**Instruction:** Reproduce the lines of the material exactly, excluding every image.

**Data section:**
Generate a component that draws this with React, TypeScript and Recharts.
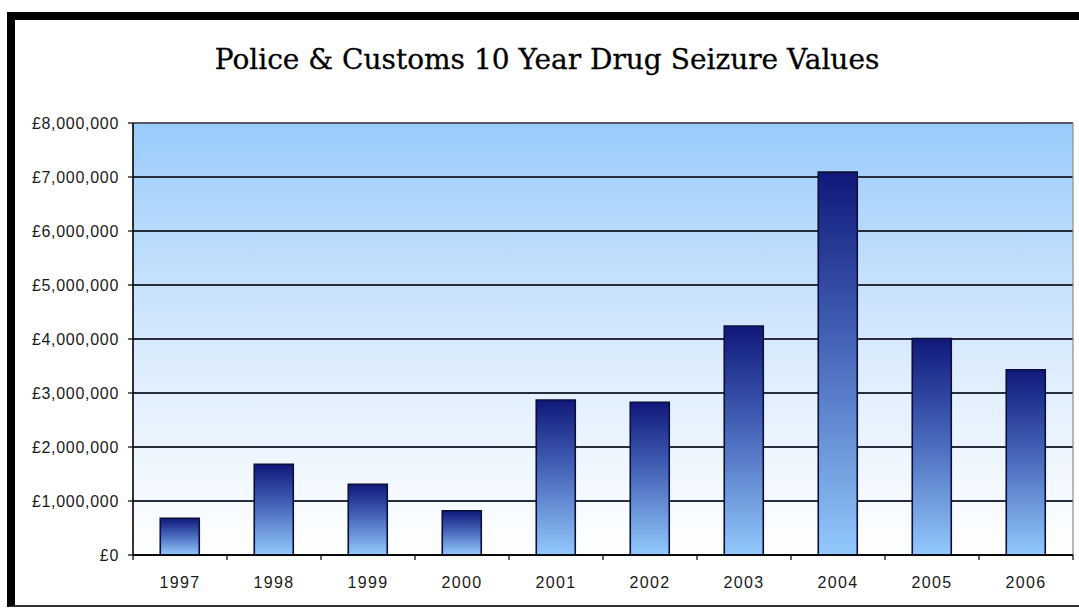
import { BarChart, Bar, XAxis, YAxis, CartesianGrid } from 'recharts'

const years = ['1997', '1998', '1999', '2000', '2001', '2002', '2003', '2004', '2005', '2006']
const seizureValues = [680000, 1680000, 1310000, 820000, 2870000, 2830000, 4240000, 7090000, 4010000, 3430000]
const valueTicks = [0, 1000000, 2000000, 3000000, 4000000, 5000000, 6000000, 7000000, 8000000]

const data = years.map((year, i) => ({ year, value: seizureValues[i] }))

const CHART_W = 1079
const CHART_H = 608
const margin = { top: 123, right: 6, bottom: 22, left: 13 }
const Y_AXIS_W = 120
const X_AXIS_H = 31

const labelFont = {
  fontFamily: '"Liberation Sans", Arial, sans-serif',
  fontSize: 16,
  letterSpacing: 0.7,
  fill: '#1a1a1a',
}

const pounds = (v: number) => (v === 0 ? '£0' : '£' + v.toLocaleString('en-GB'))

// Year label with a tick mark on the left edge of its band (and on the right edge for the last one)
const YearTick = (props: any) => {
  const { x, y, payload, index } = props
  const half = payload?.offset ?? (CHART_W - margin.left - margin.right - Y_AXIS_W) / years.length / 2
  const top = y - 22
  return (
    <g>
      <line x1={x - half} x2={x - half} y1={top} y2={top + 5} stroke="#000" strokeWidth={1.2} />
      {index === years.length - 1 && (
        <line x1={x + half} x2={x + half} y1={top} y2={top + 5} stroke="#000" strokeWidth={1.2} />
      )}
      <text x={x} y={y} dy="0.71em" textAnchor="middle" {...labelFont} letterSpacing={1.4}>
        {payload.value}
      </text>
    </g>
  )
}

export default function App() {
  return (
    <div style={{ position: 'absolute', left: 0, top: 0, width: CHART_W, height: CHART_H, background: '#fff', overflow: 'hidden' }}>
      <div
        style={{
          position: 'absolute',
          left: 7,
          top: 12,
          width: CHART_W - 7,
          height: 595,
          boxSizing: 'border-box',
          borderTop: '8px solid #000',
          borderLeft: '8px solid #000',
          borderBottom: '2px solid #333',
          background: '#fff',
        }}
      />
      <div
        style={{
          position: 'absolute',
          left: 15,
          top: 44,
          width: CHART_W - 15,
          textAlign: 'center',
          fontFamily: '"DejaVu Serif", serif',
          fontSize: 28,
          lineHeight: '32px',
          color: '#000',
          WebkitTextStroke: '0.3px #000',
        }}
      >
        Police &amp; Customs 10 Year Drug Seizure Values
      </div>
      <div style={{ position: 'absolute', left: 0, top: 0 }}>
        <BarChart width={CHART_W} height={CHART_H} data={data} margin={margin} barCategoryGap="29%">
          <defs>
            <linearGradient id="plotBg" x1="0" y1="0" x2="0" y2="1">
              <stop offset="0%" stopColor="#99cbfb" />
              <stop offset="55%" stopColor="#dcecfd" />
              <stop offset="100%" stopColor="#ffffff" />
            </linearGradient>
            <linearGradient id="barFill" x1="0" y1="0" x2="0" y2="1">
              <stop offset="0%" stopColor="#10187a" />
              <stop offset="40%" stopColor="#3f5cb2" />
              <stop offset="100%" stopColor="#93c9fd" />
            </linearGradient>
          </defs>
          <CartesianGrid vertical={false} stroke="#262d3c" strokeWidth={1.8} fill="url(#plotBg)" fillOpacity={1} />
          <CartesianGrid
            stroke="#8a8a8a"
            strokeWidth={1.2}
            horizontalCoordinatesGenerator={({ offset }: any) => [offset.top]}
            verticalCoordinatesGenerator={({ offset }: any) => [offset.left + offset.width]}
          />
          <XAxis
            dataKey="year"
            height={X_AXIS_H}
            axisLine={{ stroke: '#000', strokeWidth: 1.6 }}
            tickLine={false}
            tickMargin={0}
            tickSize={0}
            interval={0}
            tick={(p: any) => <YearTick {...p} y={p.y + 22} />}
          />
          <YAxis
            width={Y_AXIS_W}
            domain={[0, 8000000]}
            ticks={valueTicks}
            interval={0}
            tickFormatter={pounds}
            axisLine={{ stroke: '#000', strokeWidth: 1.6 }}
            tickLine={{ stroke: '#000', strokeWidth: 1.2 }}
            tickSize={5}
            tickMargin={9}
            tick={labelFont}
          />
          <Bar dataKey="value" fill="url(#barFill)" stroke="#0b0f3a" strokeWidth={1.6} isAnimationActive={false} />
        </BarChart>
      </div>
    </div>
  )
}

**Written answer:**
Generate a component that draws this with React, TypeScript and Recharts.
import { BarChart, Bar, XAxis, YAxis, CartesianGrid } from 'recharts'

const years = ['1997', '1998', '1999', '2000', '2001', '2002', '2003', '2004', '2005', '2006']
const seizureValues = [680000, 1680000, 1310000, 820000, 2870000, 2830000, 4240000, 7090000, 4010000, 3430000]
const valueTicks = [0, 1000000, 2000000, 3000000, 4000000, 5000000, 6000000, 7000000, 8000000]

const data = years.map((year, i) => ({ year, value: seizureValues[i] }))

const CHART_W = 1079
const CHART_H = 608
const margin = { top: 123, right: 6, bottom: 22, left: 13 }
const Y_AXIS_W = 120
const X_AXIS_H = 31

const labelFont = {
  fontFamily: '"Liberation Sans", Arial, sans-serif',
  fontSize: 16,
  letterSpacing: 0.7,
  fill: '#1a1a1a',
}

const pounds = (v: number) => (v === 0 ? '£0' : '£' + v.toLocaleString('en-GB'))

// Year label with a tick mark on the left edge of its band (and on the right edge for the last one)
const YearTick = (props: any) => {
  const { x, y, payload, index } = props
  const half = payload?.offset ?? (CHART_W - margin.left - margin.right - Y_AXIS_W) / years.length / 2
  const top = y - 22
  return (
    <g>
      <line x1={x - half} x2={x - half} y1={top} y2={top + 5} stroke="#000" strokeWidth={1.2} />
      {index === years.length - 1 && (
        <line x1={x + half} x2={x + half} y1={top} y2={top + 5} stroke="#000" strokeWidth={1.2} />
      )}
      <text x={x} y={y} dy="0.71em" textAnchor="middle" {...labelFont} letterSpacing={1.4}>
        {payload.value}
      </text>
    </g>
  )
}

export default function App() {
  return (
    <div style={{ position: 'absolute', left: 0, top: 0, width: CHART_W, height: CHART_H, background: '#fff', overflow: 'hidden' }}>
      <div
        style={{
          position: 'absolute',
          left: 7,
          top: 12,
          width: CHART_W - 7,
          height: 595,
          boxSizing: 'border-box',
          borderTop: '8px solid #000',
          borderLeft: '8px solid #000',
          borderBottom: '2px solid #333',
          background: '#fff',
        }}
      />
      <div
        style={{
          position: 'absolute',
          left: 15,
          top: 44,
          width: CHART_W - 15,
          textAlign: 'center',
          fontFamily: '"DejaVu Serif", serif',
          fontSize: 28,
          lineHeight: '32px',
          color: '#000',
          WebkitTextStroke: '0.3px #000',
        }}
      >
        Police &amp; Customs 10 Year Drug Seizure Values
      </div>
      <div style={{ position: 'absolute', left: 0, top: 0 }}>
        <BarChart width={CHART_W} height={CHART_H} data={data} margin={margin} barCategoryGap="29%">
          <defs>
            <linearGradient id="plotBg" x1="0" y1="0" x2="0" y2="1">
              <stop offset="0%" stopColor="#99cbfb" />
              <stop offset="55%" stopColor="#dcecfd" />
              <stop offset="100%" stopColor="#ffffff" />
            </linearGradient>
            <linearGradient id="barFill" x1="0" y1="0" x2="0" y2="1">
              <stop offset="0%" stopColor="#10187a" />
              <stop offset="40%" stopColor="#3f5cb2" />
              <stop offset="100%" stopColor="#93c9fd" />
            </linearGradient>
          </defs>
          <CartesianGrid vertical={false} stroke="#262d3c" strokeWidth={1.8} fill="url(#plotBg)" fillOpacity={1} />
          <CartesianGrid
            stroke="#8a8a8a"
            strokeWidth={1.2}
            horizontalCoordinatesGenerator={({ offset }: any) => [offset.top]}
            verticalCoordinatesGenerator={({ offset }: any) => [offset.left + offset.width]}
          />
          <XAxis
            dataKey="year"
            height={X_AXIS_H}
            axisLine={{ stroke: '#000', strokeWidth: 1.6 }}
            tickLine={false}
            tickMargin={0}
            tickSize={0}
            interval={0}
            tick={(p: any) => <YearTick {...p} y={p.y + 22} />}
          />
          <YAxis
            width={Y_AXIS_W}
            domain={[0, 8000000]}
            ticks={valueTicks}
            interval={0}
            tickFormatter={pounds}
            axisLine={{ stroke: '#000', strokeWidth: 1.6 }}
            tickLine={{ stroke: '#000', strokeWidth: 1.2 }}
            tickSize={5}
            tickMargin={9}
            tick={labelFont}
          />
          <Bar dataKey="value" fill="url(#barFill)" stroke="#0b0f3a" strokeWidth={1.6} isAnimationActive={false} />
        </BarChart>
      </div>
    </div>
  )
}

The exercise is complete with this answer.